Rechtsanwalt machte Geschäftsführer haftbar
BV X zahlte anschließend Vorschüsse von insgesamt € 1.639.550 an BV Y. Der Lizenzvertrag kam nicht zustande. Aber als BV X ihre Gegenpartei auf Rückzahlung klagte, war anscheinend kein Rückgriff auf BV Y mehr möglich. Dazu kam noch, dass der Saldo des Bankkontos, auf das alle Vorschüsse bezahlt wurden, € 0,00 betrug! Der Rechtsanwalt von BV X machte die zwei Geschäftsführer von BV Y Persönlich haftbar.
Voraussetzungen für Geschäftsführerhaftung in den Niederlanden
Für eine Geschäftsführerhaftung ist es in den Niederlanden erforderlich, dass den Geschäftsführer persönlich ein schwerer Vorwurf gemacht werden kann. In diesem Fall wurde BV X geschädigt, weil ihre Forderung nicht erfüllt wurde und uneinbringlich schien. In diesem Fall kann ein Geschäftsführer haften, wenn dieser Geschäftsführer (i) im Namen der Gesellschaft gehandelt hat oder (ii) herbeigeführt hat oder es zugelassen hat, dass die Gesellschaft ihre gesetzlichen oder vertraglichen Verpflichtungen nicht erfüllt. Dies wird auch Beklamel-Rechtsprechung genannt.
Persönlich schwerer Vorwurf
Der Gerichtshof meinte in dieser Rechtssache, dass der zweite Fall vorlag: Die Handlungen der Geschäftsführer waren gegenüber BV X so sorgfaltswidrig, dass ihnen deshalb persönlich ein schwerer Vorwurf gemacht werden konnte. Die Geschäftsführer wussten nämlich, dass BV Y durch das Leeren des Bankkontos ihre Verpflichtung zur Rückzahlung der Vorschüsse nicht erfüllen und auch keine Rückgriffsmöglichkeit bieten können würde.

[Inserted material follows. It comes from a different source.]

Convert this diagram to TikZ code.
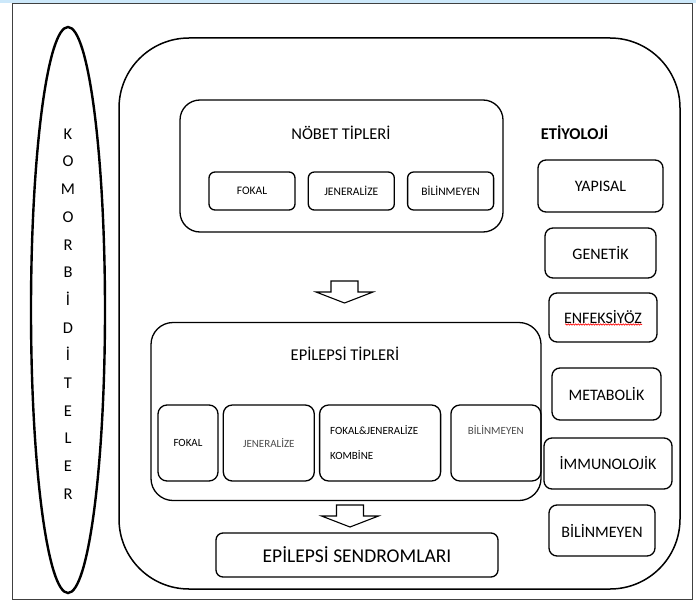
\documentclass[tikz,border=0pt]{standalone}
\usepackage{fontspec}
\setmainfont{Carlito}
\usepackage{tikz}
\usetikzlibrary{positioning,shapes.geometric,decorations.pathmorphing}
\definecolor{seritmavi}{RGB}{204,232,250}

\begin{document}
\begin{tikzpicture}[
		x=1pt, y=-1pt,
		node distance = 12pt and 12pt,
		kutu/.style = {draw, rectangle, rounded corners=6pt, line width=1.3pt, align=center, inner sep=1pt},
		kucuk/.style = {kutu, minimum width=86pt, minimum height=38pt, font=\fontsize{11.5}{13}\selectfont},
		tip/.style = {kutu, minimum height=76pt, rounded corners=9pt, font=\fontsize{11}{25}\selectfont},
		etiyo/.style = {kutu, minimum height=51pt, rounded corners=8pt, font=\fontsize{16}{19}\selectfont},
		baslik/.style = {font=\fontsize{16.5}{19}\selectfont},
		oksekli/.pic = {\draw[line width=1.1pt, line join=miter] (-13.5,0) -- (13.5,0) -- (13.5,11) -- (28.5,11) -- (0,22) -- (-28.5,11) -- (-13.5,11) -- cycle;}
	]
	\useasboundingbox (0,0) rectangle (696,602);
	\fill[seritmavi] (0,0) rectangle (696,3);
	\draw[gray!50!black, line width=0.8pt] (12,3) rectangle (692,599);

	% Komorbiditeler
	\node [draw, ellipse, line width=2.4pt, minimum width=74pt, minimum height=566pt, inner sep=0pt] (komorbidite) at (68,310) {};
	\node [align=center, font=\fontsize{16.5}{27.7}\selectfont] (komorbyazi) at (68,314) {K\\O\\M\\O\\R\\B\\İ\\D\\İ\\T\\E\\L\\E\\R};

	% Ana cerceve
	\node [kutu, rounded corners=70pt, line width=1.5pt, minimum width=561pt, minimum height=551pt] (anacerceve) at (399.5,313.5) {};

	% Nobet tipleri
	\node [kutu, rounded corners=20pt, minimum width=323pt, minimum height=132pt] (nobet) at (341.5,166) {};
	\node [baslik] (nobetbaslik) at (341,133) {NÖBET TİPLERİ};
	\node [kucuk] (nfokal) at (252,191) {FOKAL};
	\node [kucuk, right=of nfokal] (njeneralize) {JENERALİZE};
	\node [kucuk, right=of njeneralize] (nbilinmeyen) {BİLİNMEYEN};

	\pic (ok1) at (344.5,281) {oksekli};

	% Epilepsi tipleri
	\node [kutu, rounded corners=22pt, minimum width=390pt, minimum height=178pt] (epilepsi) at (346,411.5) {};
	\node [baslik] (epilepsibaslik) at (345,354) {EPİLEPSİ TİPLERİ};
	\node [tip, minimum width=60pt] (efokal) at (188,443) {FOKAL};
	\node [tip, minimum width=91pt, right=4pt of efokal, text=black!70] (ejeneralize) {JENERALİZE};
	\node [tip, minimum width=121pt, right=4pt of ejeneralize, align=left, text width=100pt] (ekombine) {FOKAL\&JENERALİZE\\KOMBİNE\\[2pt]};
	\node [tip, minimum width=90pt, right=9pt of ekombine, text=black!70] (ebilinmeyen) {BİLİNMEYEN\\[0pt]};

	\pic (ok2) at (350,505) {oksekli};

	% Sendromlar
	\node [kutu, minimum width=282pt, minimum height=44pt, rounded corners=7pt, font=\fontsize{19.5}{22}\selectfont] (sendrom) at (357,555) {EPİLEPSİ SENDROMLARI};

	% Etiyoloji
	\node [font=\bfseries\fontsize{16.5}{19}\selectfont] (etiyoloji) at (574.5,133) {ETİYOLOJİ};
	\node [etiyo, minimum width=125pt, minimum height=52pt] (yapisal) at (600.5,186) {YAPISAL};
	\node [etiyo, minimum width=111pt, minimum height=50pt] (genetik) at (600.5,253) {GENETİK};
	\node [etiyo, minimum width=108pt, minimum height=49pt] (enfeksiyoz) at (603,317.5) {\raisebox{2pt}{ENFEKSİYÖZ}};
	\node [etiyo, minimum width=109pt, minimum height=52pt] (metabolik) at (606.5,394) {METABOLİK};
	\node [etiyo, minimum width=128pt] (immunolojik) at (608,463.5) {İMMUNOLOJİK};
	\node [etiyo, minimum width=106pt] (bilinmeyen) at (602,530.5) {BİLİNMEYEN};
	\draw [red, line width=0.6pt, decorate, decoration={snake, amplitude=0.7pt, segment length=2.5pt}] ([xshift=-38pt, yshift=-7pt]enfeksiyoz.center) -- ([xshift=39pt, yshift=-7pt]enfeksiyoz.center);
\end{tikzpicture}
\end{document}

Niederländische Beklamel-Rechtsprechung bei Haftung der Geschäftsführer
Dazu kommt noch, dass die Geschäftsführer keine Erklärung abgegeben haben, wo sich das Geld nun befand. Sie hatten das Geld aktiv beiseite geschafft. Der Gerichtshof machte die Geschäftsführers daher für den Schaden von BV X haftbar, der in jedem Fall dem Betrag entspricht, den BV Y zurückzahlen hätte müssen.